To be done
Pick out every line holding the string "matplotlib" and copy it.

### Input records ###

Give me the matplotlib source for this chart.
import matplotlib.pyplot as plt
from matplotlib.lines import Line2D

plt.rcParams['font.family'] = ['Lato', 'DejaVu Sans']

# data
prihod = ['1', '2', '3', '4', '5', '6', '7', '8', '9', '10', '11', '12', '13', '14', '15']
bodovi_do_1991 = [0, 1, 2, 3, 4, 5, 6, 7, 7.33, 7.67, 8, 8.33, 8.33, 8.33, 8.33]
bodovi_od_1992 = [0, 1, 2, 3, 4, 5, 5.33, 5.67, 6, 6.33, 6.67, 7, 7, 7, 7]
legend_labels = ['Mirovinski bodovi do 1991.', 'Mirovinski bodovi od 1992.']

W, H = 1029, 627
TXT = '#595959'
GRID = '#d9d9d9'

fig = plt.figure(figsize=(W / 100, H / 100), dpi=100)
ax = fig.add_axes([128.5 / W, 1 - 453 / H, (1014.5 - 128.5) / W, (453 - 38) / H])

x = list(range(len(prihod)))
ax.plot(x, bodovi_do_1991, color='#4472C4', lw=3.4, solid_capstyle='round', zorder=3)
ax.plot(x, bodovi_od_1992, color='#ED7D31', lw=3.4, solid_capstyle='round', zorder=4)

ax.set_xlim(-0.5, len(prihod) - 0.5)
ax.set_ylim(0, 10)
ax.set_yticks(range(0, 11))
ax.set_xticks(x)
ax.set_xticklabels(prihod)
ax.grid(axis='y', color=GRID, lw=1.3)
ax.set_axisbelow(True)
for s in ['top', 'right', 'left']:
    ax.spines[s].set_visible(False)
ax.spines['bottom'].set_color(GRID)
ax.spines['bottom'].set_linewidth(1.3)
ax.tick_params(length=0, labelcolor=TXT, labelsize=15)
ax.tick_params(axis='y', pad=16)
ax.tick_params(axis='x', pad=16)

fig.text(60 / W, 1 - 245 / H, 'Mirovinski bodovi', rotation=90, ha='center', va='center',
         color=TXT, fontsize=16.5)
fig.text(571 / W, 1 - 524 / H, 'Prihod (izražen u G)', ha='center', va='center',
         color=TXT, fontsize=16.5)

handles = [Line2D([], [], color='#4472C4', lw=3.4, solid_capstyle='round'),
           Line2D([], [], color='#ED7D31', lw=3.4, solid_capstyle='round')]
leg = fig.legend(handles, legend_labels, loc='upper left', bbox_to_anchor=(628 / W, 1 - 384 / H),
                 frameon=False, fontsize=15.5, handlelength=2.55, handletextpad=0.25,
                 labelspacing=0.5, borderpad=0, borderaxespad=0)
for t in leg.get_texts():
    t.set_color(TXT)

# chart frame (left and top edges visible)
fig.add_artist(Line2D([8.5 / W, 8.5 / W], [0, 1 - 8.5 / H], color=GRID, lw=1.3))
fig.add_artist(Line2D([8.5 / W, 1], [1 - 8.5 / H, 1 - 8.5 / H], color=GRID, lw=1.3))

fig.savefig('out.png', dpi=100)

###
### Input records ###

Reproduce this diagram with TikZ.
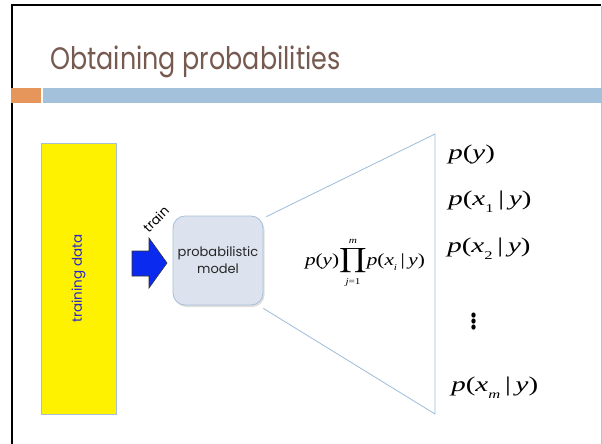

###
### Input records ###

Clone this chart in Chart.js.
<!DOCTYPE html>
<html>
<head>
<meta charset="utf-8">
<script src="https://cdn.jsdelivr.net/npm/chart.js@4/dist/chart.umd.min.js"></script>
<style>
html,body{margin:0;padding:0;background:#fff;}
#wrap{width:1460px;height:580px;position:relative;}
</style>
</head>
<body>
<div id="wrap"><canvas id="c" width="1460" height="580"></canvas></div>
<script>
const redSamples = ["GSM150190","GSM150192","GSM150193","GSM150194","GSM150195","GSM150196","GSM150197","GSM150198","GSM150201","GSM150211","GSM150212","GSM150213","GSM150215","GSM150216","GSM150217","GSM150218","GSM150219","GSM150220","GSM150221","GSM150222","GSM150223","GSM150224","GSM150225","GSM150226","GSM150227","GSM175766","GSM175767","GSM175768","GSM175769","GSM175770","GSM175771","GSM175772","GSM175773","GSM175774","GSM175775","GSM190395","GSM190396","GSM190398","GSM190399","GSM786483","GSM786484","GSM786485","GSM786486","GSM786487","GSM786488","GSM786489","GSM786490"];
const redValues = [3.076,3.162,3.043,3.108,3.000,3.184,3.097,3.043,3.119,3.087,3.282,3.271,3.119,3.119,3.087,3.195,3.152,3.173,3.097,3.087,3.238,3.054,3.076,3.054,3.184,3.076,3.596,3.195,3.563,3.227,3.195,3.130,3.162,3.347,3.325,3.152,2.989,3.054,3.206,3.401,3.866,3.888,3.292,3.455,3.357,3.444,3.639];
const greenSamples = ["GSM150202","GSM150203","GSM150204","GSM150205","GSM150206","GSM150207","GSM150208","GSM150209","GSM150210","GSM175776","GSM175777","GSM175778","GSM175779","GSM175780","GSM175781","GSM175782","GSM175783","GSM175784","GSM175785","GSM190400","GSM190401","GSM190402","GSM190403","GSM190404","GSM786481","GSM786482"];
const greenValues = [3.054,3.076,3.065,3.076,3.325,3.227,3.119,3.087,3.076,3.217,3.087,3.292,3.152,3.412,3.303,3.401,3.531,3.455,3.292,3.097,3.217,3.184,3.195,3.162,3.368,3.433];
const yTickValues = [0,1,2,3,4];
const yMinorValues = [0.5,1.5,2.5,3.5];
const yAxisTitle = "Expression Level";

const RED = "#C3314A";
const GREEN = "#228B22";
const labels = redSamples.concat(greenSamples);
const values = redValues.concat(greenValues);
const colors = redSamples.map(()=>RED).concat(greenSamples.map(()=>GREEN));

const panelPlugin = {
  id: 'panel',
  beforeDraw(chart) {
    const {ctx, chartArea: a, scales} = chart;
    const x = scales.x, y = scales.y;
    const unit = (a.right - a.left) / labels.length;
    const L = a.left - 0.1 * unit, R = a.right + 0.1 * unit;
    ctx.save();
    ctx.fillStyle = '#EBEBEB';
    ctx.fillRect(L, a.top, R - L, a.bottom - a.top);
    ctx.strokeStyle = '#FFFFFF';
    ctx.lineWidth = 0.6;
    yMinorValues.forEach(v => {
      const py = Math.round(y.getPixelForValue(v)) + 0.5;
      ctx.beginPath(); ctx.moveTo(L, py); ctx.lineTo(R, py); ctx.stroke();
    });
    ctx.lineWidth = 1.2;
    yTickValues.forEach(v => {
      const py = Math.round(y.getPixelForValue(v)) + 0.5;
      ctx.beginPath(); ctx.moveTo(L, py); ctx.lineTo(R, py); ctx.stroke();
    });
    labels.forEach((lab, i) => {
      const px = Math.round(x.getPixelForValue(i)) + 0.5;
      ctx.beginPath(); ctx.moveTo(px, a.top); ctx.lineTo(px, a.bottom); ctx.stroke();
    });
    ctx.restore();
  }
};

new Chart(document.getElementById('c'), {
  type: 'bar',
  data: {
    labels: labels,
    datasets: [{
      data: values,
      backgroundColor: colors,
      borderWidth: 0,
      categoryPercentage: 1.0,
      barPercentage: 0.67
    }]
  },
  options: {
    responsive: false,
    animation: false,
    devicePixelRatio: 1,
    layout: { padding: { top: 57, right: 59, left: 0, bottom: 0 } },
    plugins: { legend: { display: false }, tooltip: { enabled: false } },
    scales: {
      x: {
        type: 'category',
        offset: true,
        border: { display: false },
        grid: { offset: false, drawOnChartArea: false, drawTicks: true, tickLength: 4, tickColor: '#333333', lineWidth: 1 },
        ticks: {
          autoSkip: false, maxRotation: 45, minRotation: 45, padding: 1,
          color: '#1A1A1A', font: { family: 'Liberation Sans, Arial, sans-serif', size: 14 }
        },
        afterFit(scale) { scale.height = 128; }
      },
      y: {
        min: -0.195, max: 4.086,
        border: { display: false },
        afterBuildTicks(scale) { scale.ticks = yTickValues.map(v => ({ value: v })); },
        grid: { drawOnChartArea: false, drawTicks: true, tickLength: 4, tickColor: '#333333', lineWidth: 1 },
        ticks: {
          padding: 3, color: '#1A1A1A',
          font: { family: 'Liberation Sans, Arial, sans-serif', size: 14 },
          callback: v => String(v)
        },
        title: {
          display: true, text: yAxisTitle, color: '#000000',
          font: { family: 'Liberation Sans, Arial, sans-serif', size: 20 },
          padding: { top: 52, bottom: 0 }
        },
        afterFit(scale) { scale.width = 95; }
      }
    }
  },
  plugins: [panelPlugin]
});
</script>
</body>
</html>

###

Solution to this task
Give me the matplotlib source for this chart.
import matplotlib.pyplot as plt
from matplotlib.lines import Line2D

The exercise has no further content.